The modern approach to financial regulation, in many advanced economies such as Australia and Canada, which have undertaken financial sector reform in recent decades and which were resilient during the crisis, is one which allows greater innovation, and yet addresses issues of market failure in finance, emphasises the objectives of regulation. It emphasises that the objective of regulation is to protect consumers. Protecting consumers can be achieved by creating a system in which it is difficult to cheat them, indulge in unfair practices, or sell them unsuitable products. If this is the objective of the regulator, and he is empowered with instruments to ensure it, he does not prevent innovation as long as the financial firm is not engaged in such practices which violate these objectives. This envisages that the regulator’s objectives are clearly defined, his powers are clearly enumerated and that his decisions are appealable.
With the objective of protecting consumers, the financial regulator must reduce the probability of failure of financial firms. Here, the regulator must not prevent failure completely. Weak firms should fail, so that labour and capital is freed up. However, firm failure must be done with a minimum cost to consumers or to the taxpayer. It should be the shareholder who pays since he took the risks. The FSLRC envisages creation of a new resolution agency for smooth firm resolution, before a firm goes bankrupt. Such agencies, in other countries, try to sell off weak firms before they fail.
With a view to protecting consumers and improving microprudential regulation of financial firms, the FSLRC has discussed a consumer protection law and a microprudential law which would outline the basic principles on the basis of which regulators would write regulations. Laws may be separated from agencies that enforce these laws. A law can be administered by one agency or many agencies. The same law, such as a consumer protection law, can be enforced by a number of agencies, each in its field. The question of regulatory architecture—a separate banking regulator, or one banking and one non-banking regulator, or indeed one consumer protection agency (as in Australia) and one unified non-sectoral regulator—can be decided by a separate regulatory architecture law.
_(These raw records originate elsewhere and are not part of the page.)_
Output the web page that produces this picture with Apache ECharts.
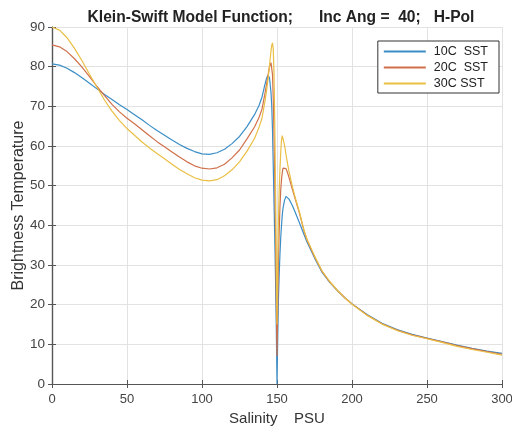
<!DOCTYPE html>
<html>
<head>
<meta charset="utf-8">
<script src="https://cdn.jsdelivr.net/npm/echarts@6/dist/echarts.min.js"></script>
<style>
  html, body { margin: 0; padding: 0; background: #fff; }
  #chart { width: 512px; height: 430px; }
</style>
</head>
<body>
<div id="chart"></div>
<script>
// salinity (PSU) sample points
var salinity = [
  0, 5, 10, 15, 20, 25, 30, 35, 40, 45, 50, 55, 60, 65, 70, 75, 80, 85, 90, 95,
  100, 105, 110, 115, 120, 125, 130, 135, 138, 140, 142, 143, 144, 145, 146, 146.5,
  147, 147.5, 148, 148.5, 149, 149.5, 150, 150.5, 151, 151.5, 152, 152.5, 153, 153.5,
  154, 155, 156, 157, 158, 160, 162, 165, 168, 170, 175, 180, 185, 190, 195, 200,
  210, 220, 230, 240, 250, 260, 270, 280, 290, 300
];
// brightness temperature, 10C SST
var tb10 = [
  80.7, 80.4, 79.6, 78.5, 77.2, 75.8, 74.4, 73.0, 71.7, 70.4, 69.2, 67.9, 66.6, 65.2, 63.9, 62.7, 61.5, 60.4, 59.4, 58.6,
  58.0, 57.9, 58.3, 59.2, 60.6, 62.4, 64.9, 67.9, 70.2, 72.3, 75.6, 77.0, 77.9, 77.2, 73.5, 70.0,
  64.0, 55.0, 46.0, 37.0, 27.0, 15.0, 0, 12.0, 22.0, 28.0, 33.0, 37.0, 40.0, 42.5,
  44.3, 46.3, 47.3, 47.2, 46.6, 45.2, 43.4, 40.6, 37.7, 35.8, 31.8, 28.2, 25.7, 23.6, 21.8, 20.2,
  17.5, 15.3, 13.7, 12.5, 11.6, 10.7, 9.8, 9.0, 8.3, 7.7
];
// brightness temperature, 20C SST
var tb20 = [
  85.5, 85.0, 83.8, 82.0, 79.9, 77.5, 75.0, 72.7, 70.5, 68.6, 67.0, 65.6, 64.1, 62.6, 61.1, 59.8, 58.5, 57.2, 56.0, 55.0,
  54.4, 54.2, 54.5, 55.4, 57.0, 59.0, 61.8, 64.8, 67.2, 69.3, 73.3, 75.5, 77.8, 80.0, 81.0, 80.5,
  78.0, 72.0, 63.0, 52.0, 38.0, 22.0, 7.0, 20.0, 32.0, 39.0, 45.0, 49.0, 51.5, 53.3,
  54.4, 54.9, 54.3, 53.3, 52.1, 49.4, 46.8, 43.0, 38.6, 36.3, 32.1, 28.4, 25.8, 23.7, 21.8, 20.2,
  17.4, 15.2, 13.6, 12.4, 11.5, 10.6, 9.7, 8.9, 8.2, 7.5
];
// brightness temperature, 30C SST
var tb30 = [
  90.0, 89.2, 87.3, 84.6, 81.5, 78.1, 74.8, 71.6, 68.8, 66.4, 64.4, 62.7, 61.0, 59.5, 58.1, 56.8, 55.4, 54.1, 53.0, 52.0,
  51.4, 51.2, 51.5, 52.5, 54.0, 56.0, 58.7, 61.9, 64.7, 67.0, 71.3, 73.8, 76.8, 80.3, 84.0, 85.4,
  86.0, 84.5, 78.0, 66.0, 50.0, 32.0, 15.0, 30.0, 42.0, 49.0, 54.5, 58.5, 61.5, 62.6,
  62.2, 60.2, 57.8, 55.6, 53.6, 50.2, 47.2, 43.3, 38.8, 36.5, 32.3, 28.5, 25.9, 23.7, 21.8, 20.1,
  17.3, 15.1, 13.5, 12.3, 11.4, 10.5, 9.5, 8.7, 8.0, 7.3
];
var seriesNames = ['10C  SST', '20C  SST', '30C SST'];
var seriesColors = ['#3b8ec6', '#d0704a', '#eabf45'];
var xTicks = [0, 50, 100, 150, 200, 250, 300];

function pairs(ys) {
  var out = [];
  for (var i = 0; i < salinity.length; i++) out.push([salinity[i], ys[i]]);
  return out;
}

var chart = echarts.init(document.getElementById('chart'), null, { renderer: 'canvas' });
var font = 'Liberation Sans';
var axisCommon = {
  axisLine: { show: true, lineStyle: { color: '#555', width: 1.2 } },
  axisTick: { show: true, inside: true, length: 4, lineStyle: { color: '#555' } }
};
var option = {
  animation: false,
  backgroundColor: '#fff',
  color: seriesColors,
  title: {
    text: 'Klein-Swift Model Function;      Inc Ang =  40;   H-Pol',
    left: 276, top: 5, textAlign: 'center',
    textStyle: { fontFamily: font, fontSize: 15.6, fontWeight: 'bold', color: '#222' }
  },
  legend: {
    data: seriesNames,
    orient: 'vertical',
    right: 13, top: 41,
    backgroundColor: '#fff',
    borderColor: '#333', borderWidth: 1,
    padding: [4, 11, 3, 6],
    itemGap: 3,
    itemWidth: 42, itemHeight: 2,
    icon: 'rect',
    textStyle: { fontFamily: font, fontSize: 12.5, color: '#222', padding: [0, 0, 0, 3] }
  },
  grid: { left: 52, right: 10, top: 27, bottom: 46, containLabel: false, outerBoundsMode: 'none' },
  xAxis: [
    Object.assign({
      type: 'value', min: 0, max: 300, interval: 50,
      name: 'Salinity    PSU', nameLocation: 'middle', nameGap: 27,
      nameTextStyle: { fontFamily: font, fontSize: 15, color: '#333' },
      axisLabel: { fontFamily: font, fontSize: 13, color: '#444', margin: 9, hideOverlap: false,
        formatter: function (v) { return xTicks.indexOf(v) >= 0 ? String(v) : ''; } },
      splitLine: { show: true, lineStyle: { color: '#e2e2e2', width: 1 } }
    }, axisCommon),
    Object.assign({
      type: 'value', min: 0, max: 300, interval: 50, position: 'top',
      axisLabel: { show: false }, splitLine: { show: false }
    }, axisCommon)
  ],
  yAxis: [
    Object.assign({
      type: 'value', min: 0, max: 90, interval: 10,
      name: 'Brightness Temperature', nameLocation: 'middle', nameGap: 25,
      nameMoveOverlap: false,
      nameTextStyle: { fontFamily: font, fontSize: 16, color: '#333' },
      axisLabel: { fontFamily: font, fontSize: 13.5, color: '#444', margin: 7 },
      splitLine: { show: true, lineStyle: { color: '#e2e2e2', width: 1 } }
    }, axisCommon),
    Object.assign({
      type: 'value', min: 0, max: 90, interval: 10, position: 'right',
      axisLabel: { show: false }, splitLine: { show: false }
    }, axisCommon)
  ],
  series: [tb10, tb20, tb30].map(function (ys, i) {
    return {
      name: seriesNames[i],
      type: 'line',
      data: pairs(ys),
      showSymbol: false,
      symbol: 'none',
      lineStyle: { width: 1.2, color: seriesColors[i] },
      itemStyle: { color: seriesColors[i] }
    };
  })
};
chart.setOption(option);
</script>
</body>
</html>
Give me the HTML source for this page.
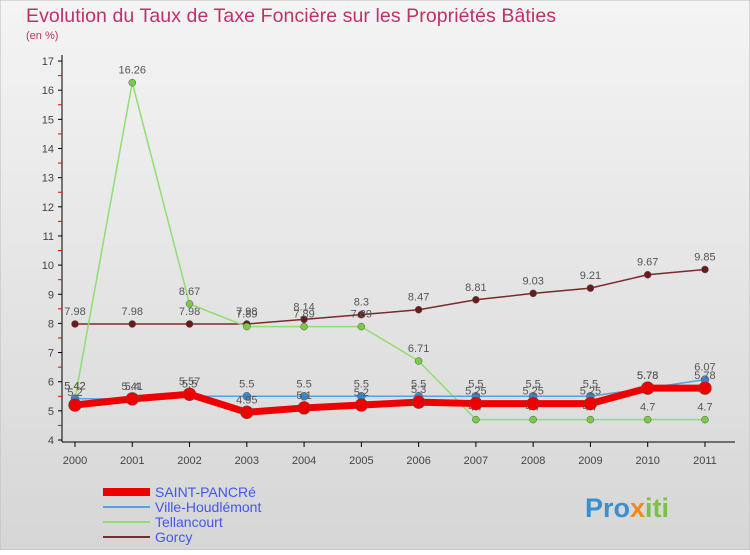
<!DOCTYPE html>
<html><head><meta charset="utf-8"><style>
body{margin:0;width:750px;height:550px;overflow:hidden;font-family:"Liberation Sans",sans-serif}
</style></head><body>
<svg id="c" width="750" height="550" xmlns="http://www.w3.org/2000/svg">
<defs><linearGradient id="bg" x1="0" y1="0" x2="0" y2="1"><stop offset="0" stop-color="#f4f4f4"/><stop offset="1" stop-color="#d6d6d6"/></linearGradient></defs>
<rect x="0" y="0" width="750" height="550" fill="url(#bg)" stroke="#bbb"/>
<text x="26" y="22" font-size="19.5" fill="#c0306a" textLength="530">Evolution du Taux de Taxe Foncière sur les Propriétés Bâties</text>
<text x="26" y="39" font-size="11" fill="#c0306a">(en %)</text>
<g id="axes"></g><g id="series"></g><g id="legend"></g>
<text x="585" y="517" font-size="27" font-weight="bold" fill="#3a8fd0">Pro<tspan fill="#f08a1e">x</tspan><tspan fill="#7cc242">iti</tspan></text>
</svg>
<script>
const years=[2000,2001,2002,2003,2004,2005,2006,2007,2008,2009,2010,2011];
const yTicks=[4,5,6,7,8,9,10,11,12,13,14,15,16,17];
const names=["SAINT-PANCRé","Ville-Houdlémont","Tellancourt","Gorcy"];
const saint=[5.2,5.41,5.57,4.95,5.1,5.2,5.3,5.25,5.25,5.25,5.78,5.78];
const ville=[5.42,5.4,5.5,5.5,5.5,5.5,5.5,5.5,5.5,5.5,5.78,6.07];
const tell=[5.42,16.26,8.67,7.89,7.89,7.89,6.71,4.7,4.7,4.7,4.7,4.7];
const gorcy=[7.98,7.98,7.98,7.98,8.14,8.3,8.47,8.81,9.03,9.21,9.67,9.85];
const NS="http://www.w3.org/2000/svg";
const X=i=>75+i*57.27, Y=v=>440-(v-4)*29.15;
function mk(t,a,p){const e=document.createElementNS(NS,t);for(const k in a)e.setAttribute(k,a[k]);p.appendChild(e);return e;}
const ax=document.getElementById('axes');
let l=mk('line',{x1:62,y1:55,x2:62,y2:442,stroke:'#000'},ax);

l=mk('line',{x1:62,y1:442,x2:735,y2:442,stroke:'#000'},ax);

yTicks.forEach(v=>{mk('line',{x1:58,y1:Y(v),x2:62,y2:Y(v),stroke:'#000'},ax);
if(v<17)mk('line',{x1:58,y1:Y(v+0.5),x2:62,y2:Y(v+0.5),stroke:'#e00'},ax);
const t=mk('text',{x:54,y:Y(v)+4,'font-size':11,'text-anchor':'end',fill:'#444'},ax);t.textContent=v;
});
years.forEach((yr,i)=>{mk('line',{x1:X(i),y1:442,x2:X(i),y2:447,stroke:'#000'},ax);
const t=mk('text',{x:X(i),y:464,'font-size':11,'text-anchor':'middle',fill:'#444'},ax);t.textContent=yr;
});
const sg=document.getElementById('series');
const defs=[[gorcy,'#7a2a2a','#6b1a1a',1.5,3.5,'gorcy'],[tell,'#90dd70','#77cc44',1.5,3.5,'tellancourt'],[ville,'#5aa0dd','#3a88cc',1.5,4,'ville-houdlemont'],[saint,'#ee0000','#ee0000',7,6.5,'saint-pancre']];
defs.forEach(([d,lc,pc,w,r,n])=>{
const g=mk('g',{},sg);
const p=mk('polyline',{points:d.map((v,i)=>X(i)+','+Y(v)).join(' '),fill:'none',stroke:lc,'stroke-width':w,'stroke-linejoin':'round'},g);

d.forEach((v,i)=>{const c=mk('circle',{cx:X(i),cy:Y(v),r:r,fill:pc,stroke:'#555','stroke-width':0.5},g);

const t=mk('text',{x:X(i),y:Y(v)-9,'font-size':11,'text-anchor':'middle',fill:'#555'},g);t.textContent=String(v);
});});
const lg=document.getElementById('legend');
const lc2=['#ee0000','#5aa0dd','#90dd70','#7a2a2a'],lw=[8,2,2,2];
names.forEach((n,i)=>{const y=492+i*15;
const s=mk('line',{x1:103,y1:y,x2:150,y2:y,stroke:lc2[i],'stroke-width':lw[i]},lg);

const t=mk('text',{x:155,y:y+5,'font-size':14,fill:'#4455ee'},lg);t.textContent=n;
});
</script>
</body></html>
A crucial element of the FSLRC approach is an emphasis on the governance of regulation. Regulators will be given independence under the law through the selection process, and mechanisms that determine the relationship between government and regulators. But they will be accountable. Accountability will be ensured through clear, well-defined objectives, avoiding conflicting objectives, a well-structured rule-making process involving a clear reference to the objective of the regulation being in sync with that of the law and to the appeals mechanism (through a newly created non-sectoral Financial Sector Appellate Tribunal that subsumes the present Securities Appellate Tribunal).
Questions of policy such as public sector ownership are left to politicians. But the law will require regulation to be ownership neutral: public, private, cooperative or foreign financial institutions, once registered and regulated in India, will face the same laws and regulation. The path to capital account convertibility is, of course, not a matter of law. It is policy. But law will ensure that regulations made under the capital controls law are subject to the same rule of law, procedures and appeals as all other financial sector law.
The commission has invited comments on its approach paper. These comments will be inputs into further discussions and decisions that are to be made.